You can also use library(ggplot2) in cooperation with library(survminer) to obtain nicer plots:

library(survminer)
library(ggplot2)
ggsurvplot(fit_gr, conf.int = TRUE, censor = TRUE,
           ggtheme = theme_minimal())

Task 2

Calculate and plot the cumulative hazard estimator and both survival function estimators for fans data using the function survfit. Compare the results to those you obtained in Task 1. Include the code, output and comments in your report.

Advice: If not satisfied with the default plots of plot.survfit, implement your own.

Simultaneous confidence bands

Asymptotic simultaneous $100(1-\alpha)$% Hall-Wellner confidence bands for $S(t)$ over $t\in[ 0,\tau]$ (for some pre-specified $\tau$) are \[ \biggl( \widehat{S}(t)\Bigl\{1-k_{1-\alpha}(\tau) %(\widehat{K}(\tau)) \bigl[1+\widehat{\sigma}(t)\bigr]/\sqrt{n}\Bigr\},\, \widehat{S}(t)\Bigl\{1+k_{1-\alpha}(\tau) %(\widehat{K}(\tau)) \bigl[1+\widehat{\sigma}(t)\bigr]/\sqrt{n}\Bigr\} \biggr), \] where $\widehat{K}(t)=\widehat{\sigma}(t)/[1+\widehat{\sigma}(t)]$ and $k_{1-\alpha}(t)$, $t\in(0,1]$, satisfies the equation \[ \text{P}\bigl[\sup_{u\in [0,t]}|B(u)|>k_{1-\alpha}(t)\bigr]=\alpha, \] where $B$ is the Brownian bridge.

There are variations of confidence intervals and confidence bands for $S(t)$ based on various transformations ($\log$, $\log(-\log)$, $\arcsin$, …), see parameter conf.type. Formulae for these intervals can be derived by the delta method.

The use of the delta-method: pointwise CI.

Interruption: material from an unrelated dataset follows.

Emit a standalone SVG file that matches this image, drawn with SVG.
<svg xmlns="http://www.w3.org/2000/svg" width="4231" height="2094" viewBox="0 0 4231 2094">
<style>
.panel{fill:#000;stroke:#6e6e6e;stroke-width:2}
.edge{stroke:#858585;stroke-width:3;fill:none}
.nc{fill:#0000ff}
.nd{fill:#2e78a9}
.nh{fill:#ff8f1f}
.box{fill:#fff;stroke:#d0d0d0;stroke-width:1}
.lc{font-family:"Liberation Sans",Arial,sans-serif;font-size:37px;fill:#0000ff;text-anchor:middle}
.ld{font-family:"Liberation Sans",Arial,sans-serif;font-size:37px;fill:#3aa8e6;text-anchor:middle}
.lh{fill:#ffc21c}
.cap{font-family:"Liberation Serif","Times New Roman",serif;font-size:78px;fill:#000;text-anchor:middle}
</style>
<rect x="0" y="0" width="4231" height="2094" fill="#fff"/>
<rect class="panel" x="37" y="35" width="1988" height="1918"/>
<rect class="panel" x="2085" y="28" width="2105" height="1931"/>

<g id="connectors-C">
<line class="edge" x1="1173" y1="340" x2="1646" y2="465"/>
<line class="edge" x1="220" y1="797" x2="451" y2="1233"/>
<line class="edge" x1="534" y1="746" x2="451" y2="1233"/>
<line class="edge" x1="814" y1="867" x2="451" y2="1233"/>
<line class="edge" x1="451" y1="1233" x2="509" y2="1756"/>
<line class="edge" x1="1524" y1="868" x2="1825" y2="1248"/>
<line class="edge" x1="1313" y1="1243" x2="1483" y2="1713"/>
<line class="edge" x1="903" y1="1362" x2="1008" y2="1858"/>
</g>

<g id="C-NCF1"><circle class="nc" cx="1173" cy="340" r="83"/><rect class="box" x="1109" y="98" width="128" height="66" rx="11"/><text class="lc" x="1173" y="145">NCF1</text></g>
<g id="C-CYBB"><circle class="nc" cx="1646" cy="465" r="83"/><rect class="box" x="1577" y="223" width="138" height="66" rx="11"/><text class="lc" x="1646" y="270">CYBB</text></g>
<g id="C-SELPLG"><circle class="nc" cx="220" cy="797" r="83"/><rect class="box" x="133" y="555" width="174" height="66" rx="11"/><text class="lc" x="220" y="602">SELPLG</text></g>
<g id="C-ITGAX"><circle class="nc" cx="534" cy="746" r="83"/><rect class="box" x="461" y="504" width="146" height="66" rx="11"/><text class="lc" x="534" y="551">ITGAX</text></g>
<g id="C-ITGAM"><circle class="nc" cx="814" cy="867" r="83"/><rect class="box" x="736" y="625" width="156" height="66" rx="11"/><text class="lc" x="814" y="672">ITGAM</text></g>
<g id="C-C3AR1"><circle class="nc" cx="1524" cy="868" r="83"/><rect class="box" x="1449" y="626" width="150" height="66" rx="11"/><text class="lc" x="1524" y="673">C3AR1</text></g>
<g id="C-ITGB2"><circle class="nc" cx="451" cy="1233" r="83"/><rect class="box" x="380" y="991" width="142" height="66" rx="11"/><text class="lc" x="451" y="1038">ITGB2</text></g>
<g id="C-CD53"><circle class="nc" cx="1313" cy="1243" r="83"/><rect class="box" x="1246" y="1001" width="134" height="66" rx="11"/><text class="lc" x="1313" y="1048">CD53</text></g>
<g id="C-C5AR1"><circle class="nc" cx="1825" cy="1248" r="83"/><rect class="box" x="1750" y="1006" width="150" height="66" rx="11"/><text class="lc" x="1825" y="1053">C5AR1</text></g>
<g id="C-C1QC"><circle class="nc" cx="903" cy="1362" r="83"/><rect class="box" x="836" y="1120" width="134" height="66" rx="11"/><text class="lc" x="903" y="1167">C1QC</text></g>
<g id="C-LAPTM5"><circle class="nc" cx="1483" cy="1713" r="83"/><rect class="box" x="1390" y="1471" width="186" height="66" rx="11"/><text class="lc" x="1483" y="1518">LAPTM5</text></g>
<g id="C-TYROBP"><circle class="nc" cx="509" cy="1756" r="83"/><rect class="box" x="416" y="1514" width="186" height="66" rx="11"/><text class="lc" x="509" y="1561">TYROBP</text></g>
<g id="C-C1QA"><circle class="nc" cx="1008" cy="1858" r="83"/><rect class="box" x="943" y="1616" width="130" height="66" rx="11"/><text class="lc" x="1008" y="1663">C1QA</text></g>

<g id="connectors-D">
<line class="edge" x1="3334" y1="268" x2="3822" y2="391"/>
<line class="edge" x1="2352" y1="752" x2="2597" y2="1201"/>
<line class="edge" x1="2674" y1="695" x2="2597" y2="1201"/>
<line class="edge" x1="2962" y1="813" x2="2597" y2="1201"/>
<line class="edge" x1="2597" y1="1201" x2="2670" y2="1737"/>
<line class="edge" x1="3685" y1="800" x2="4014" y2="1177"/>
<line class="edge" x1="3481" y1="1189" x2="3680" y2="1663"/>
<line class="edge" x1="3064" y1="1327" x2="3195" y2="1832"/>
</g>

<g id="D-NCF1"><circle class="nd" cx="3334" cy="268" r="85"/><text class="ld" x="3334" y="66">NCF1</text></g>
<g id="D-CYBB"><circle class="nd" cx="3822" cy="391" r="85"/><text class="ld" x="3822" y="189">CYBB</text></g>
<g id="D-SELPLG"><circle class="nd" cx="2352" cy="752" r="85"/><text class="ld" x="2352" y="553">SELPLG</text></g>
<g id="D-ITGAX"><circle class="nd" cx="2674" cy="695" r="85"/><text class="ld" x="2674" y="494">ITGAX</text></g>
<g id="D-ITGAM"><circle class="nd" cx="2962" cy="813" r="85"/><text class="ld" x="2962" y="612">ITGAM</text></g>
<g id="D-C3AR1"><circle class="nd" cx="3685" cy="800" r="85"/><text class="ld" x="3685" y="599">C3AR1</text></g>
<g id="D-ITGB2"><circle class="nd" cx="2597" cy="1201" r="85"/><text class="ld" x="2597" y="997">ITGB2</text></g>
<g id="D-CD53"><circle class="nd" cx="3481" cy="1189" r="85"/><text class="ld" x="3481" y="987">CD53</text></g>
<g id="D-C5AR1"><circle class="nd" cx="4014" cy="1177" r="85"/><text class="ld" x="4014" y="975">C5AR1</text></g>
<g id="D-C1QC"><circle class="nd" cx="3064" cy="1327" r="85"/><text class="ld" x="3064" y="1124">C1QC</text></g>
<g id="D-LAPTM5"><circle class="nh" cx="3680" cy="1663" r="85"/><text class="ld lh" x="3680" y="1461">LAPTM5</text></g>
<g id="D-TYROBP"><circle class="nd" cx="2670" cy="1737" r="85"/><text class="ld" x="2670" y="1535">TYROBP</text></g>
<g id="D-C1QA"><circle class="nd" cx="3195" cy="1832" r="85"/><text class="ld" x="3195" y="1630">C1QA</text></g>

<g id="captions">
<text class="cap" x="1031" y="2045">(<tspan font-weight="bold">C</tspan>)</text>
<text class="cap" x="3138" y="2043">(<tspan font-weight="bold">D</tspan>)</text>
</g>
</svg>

There are two different R libraries that can calculate Hall-Wellner simultaneous confidence bands.

1) `library(km.ci)`

This library includes a function called km.ci, which requires a survfit object as the input and returns another survfit object with recalculated lower and upper components. The output can be processed by any function that accepts survfit objects – e.g., plot, summary, lines.

library("km.ci")
fit <- survfit(Surv(time,status)~1, data=aml, conf.type="plain", conf.int=0.95)
out <- km.ci(fit, conf.level=0.95, tl=5, tu=48, method="hall-wellner") 
par(mar = c(4,4,1,1))
plot(out, xlab = "Time", ylab = "Survival Probability")

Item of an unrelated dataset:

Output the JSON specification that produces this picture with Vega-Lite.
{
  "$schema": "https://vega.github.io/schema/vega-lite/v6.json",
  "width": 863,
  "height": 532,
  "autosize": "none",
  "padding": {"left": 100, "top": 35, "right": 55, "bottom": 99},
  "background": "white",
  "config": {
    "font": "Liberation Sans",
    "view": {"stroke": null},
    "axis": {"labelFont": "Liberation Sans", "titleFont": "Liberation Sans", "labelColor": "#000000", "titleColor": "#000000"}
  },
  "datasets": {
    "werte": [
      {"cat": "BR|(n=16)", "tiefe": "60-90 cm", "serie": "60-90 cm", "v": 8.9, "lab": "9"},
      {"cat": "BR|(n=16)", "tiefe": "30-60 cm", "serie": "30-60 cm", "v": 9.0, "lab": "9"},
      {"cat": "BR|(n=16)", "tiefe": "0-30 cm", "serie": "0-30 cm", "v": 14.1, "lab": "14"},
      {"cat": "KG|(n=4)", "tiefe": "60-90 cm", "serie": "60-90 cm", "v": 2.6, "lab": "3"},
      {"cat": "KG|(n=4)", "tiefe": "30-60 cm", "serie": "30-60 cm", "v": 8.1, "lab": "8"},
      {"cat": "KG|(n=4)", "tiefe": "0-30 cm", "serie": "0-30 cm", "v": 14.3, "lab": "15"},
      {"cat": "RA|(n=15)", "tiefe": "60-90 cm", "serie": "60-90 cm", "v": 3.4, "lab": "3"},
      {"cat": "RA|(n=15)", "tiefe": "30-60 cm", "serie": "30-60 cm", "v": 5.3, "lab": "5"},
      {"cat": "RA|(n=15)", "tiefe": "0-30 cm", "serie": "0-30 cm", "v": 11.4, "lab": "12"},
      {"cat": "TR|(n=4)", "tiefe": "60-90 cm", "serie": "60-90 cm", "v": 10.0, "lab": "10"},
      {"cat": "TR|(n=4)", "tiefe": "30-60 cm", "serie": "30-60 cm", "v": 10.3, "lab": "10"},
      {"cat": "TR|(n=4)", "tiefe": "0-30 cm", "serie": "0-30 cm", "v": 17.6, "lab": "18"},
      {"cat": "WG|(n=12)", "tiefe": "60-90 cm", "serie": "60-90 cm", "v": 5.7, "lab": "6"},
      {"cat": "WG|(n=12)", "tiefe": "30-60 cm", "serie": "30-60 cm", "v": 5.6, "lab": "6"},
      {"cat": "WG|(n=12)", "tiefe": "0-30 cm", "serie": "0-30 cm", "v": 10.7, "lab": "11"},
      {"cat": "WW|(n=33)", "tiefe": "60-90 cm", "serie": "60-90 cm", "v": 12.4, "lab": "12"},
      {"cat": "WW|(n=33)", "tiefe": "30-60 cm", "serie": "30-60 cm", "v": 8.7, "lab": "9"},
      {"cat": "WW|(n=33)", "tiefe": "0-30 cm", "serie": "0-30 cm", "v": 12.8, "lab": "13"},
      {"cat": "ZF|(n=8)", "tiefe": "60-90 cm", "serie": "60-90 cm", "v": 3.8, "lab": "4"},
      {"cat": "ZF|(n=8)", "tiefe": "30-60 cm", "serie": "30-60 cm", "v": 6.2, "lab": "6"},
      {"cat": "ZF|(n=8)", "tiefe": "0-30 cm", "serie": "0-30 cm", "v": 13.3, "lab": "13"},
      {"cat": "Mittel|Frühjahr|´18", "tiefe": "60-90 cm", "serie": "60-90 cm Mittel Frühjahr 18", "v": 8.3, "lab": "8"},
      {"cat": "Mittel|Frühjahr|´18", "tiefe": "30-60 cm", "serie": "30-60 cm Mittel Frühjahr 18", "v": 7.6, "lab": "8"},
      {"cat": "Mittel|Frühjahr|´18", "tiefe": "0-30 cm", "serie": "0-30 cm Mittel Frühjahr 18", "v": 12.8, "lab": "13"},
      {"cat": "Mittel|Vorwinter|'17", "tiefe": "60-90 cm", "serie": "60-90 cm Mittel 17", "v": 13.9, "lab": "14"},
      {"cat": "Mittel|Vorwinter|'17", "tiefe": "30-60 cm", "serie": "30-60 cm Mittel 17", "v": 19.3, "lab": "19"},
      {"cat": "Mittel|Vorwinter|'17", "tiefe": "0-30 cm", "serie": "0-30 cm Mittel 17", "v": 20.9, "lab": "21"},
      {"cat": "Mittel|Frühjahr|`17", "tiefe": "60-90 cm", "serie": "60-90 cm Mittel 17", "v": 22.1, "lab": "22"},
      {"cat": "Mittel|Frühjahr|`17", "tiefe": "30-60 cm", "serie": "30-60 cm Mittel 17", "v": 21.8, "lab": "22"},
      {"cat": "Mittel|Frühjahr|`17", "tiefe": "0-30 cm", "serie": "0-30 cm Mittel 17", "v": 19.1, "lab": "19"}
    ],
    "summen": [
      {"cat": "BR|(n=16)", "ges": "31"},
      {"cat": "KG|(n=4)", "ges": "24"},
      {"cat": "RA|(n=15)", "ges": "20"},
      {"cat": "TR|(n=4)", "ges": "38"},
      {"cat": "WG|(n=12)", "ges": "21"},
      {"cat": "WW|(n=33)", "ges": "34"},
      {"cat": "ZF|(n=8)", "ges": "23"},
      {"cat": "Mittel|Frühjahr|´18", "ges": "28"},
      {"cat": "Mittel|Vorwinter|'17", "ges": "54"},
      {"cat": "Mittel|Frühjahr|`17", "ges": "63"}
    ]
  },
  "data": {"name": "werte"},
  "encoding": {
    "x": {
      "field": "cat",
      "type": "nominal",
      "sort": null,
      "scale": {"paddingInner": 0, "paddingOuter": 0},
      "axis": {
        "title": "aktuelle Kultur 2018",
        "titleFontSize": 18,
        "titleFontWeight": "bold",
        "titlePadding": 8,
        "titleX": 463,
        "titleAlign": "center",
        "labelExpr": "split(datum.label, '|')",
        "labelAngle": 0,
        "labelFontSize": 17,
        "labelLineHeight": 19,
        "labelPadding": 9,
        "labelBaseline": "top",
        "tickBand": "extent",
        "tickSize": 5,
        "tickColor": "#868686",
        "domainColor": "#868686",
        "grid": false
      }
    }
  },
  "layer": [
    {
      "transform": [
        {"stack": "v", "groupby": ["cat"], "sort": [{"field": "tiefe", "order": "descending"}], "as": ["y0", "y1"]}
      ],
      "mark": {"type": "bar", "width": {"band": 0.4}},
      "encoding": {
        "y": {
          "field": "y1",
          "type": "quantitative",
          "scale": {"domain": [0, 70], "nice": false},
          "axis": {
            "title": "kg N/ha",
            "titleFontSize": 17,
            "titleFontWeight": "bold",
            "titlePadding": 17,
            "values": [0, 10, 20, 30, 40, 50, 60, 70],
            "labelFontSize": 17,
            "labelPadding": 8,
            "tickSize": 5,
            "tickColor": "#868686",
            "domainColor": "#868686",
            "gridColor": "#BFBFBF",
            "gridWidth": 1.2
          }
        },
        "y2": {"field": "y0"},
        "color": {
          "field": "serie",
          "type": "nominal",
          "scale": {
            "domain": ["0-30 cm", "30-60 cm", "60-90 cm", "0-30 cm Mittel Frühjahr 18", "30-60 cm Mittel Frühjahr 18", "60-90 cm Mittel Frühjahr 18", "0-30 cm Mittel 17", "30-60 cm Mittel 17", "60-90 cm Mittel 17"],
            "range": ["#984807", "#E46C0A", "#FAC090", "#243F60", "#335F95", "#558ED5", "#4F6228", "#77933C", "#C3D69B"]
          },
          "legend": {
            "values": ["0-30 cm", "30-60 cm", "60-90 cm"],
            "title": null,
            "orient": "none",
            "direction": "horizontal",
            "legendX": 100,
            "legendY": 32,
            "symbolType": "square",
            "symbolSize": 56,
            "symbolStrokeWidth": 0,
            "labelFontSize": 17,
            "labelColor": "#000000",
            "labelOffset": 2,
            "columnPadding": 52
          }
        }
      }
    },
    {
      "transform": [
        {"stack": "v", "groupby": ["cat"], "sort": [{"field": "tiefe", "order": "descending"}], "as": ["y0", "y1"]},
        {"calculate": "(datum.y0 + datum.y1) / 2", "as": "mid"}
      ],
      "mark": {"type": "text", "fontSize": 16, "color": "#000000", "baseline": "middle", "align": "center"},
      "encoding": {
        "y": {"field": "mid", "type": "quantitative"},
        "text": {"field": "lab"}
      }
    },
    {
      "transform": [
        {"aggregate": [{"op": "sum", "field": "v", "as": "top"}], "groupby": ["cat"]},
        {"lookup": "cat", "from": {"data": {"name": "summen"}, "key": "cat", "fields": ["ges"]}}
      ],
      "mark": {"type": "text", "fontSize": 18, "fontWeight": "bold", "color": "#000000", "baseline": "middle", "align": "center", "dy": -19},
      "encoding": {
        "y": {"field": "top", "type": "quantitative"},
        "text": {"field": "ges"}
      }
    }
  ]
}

The arguments tl and tu are lower and upper limits of the interval for which the bands are calculated. Not all choises of these limits will lead to a useful result, so be careful and try different inputs. Default values are set to the smallest and largest event time (tl = min(aml$time[as.logical(aml$status)]) = 5, tu = max(aml$time[as.logical(aml$status)]) = 48).

Other methods for calculating confidence intervals are the following:

pointwise: peto, linear, log, loglog, rothman, grunkemeier,
simultaneous: hall-werner, loghall, epband, logep.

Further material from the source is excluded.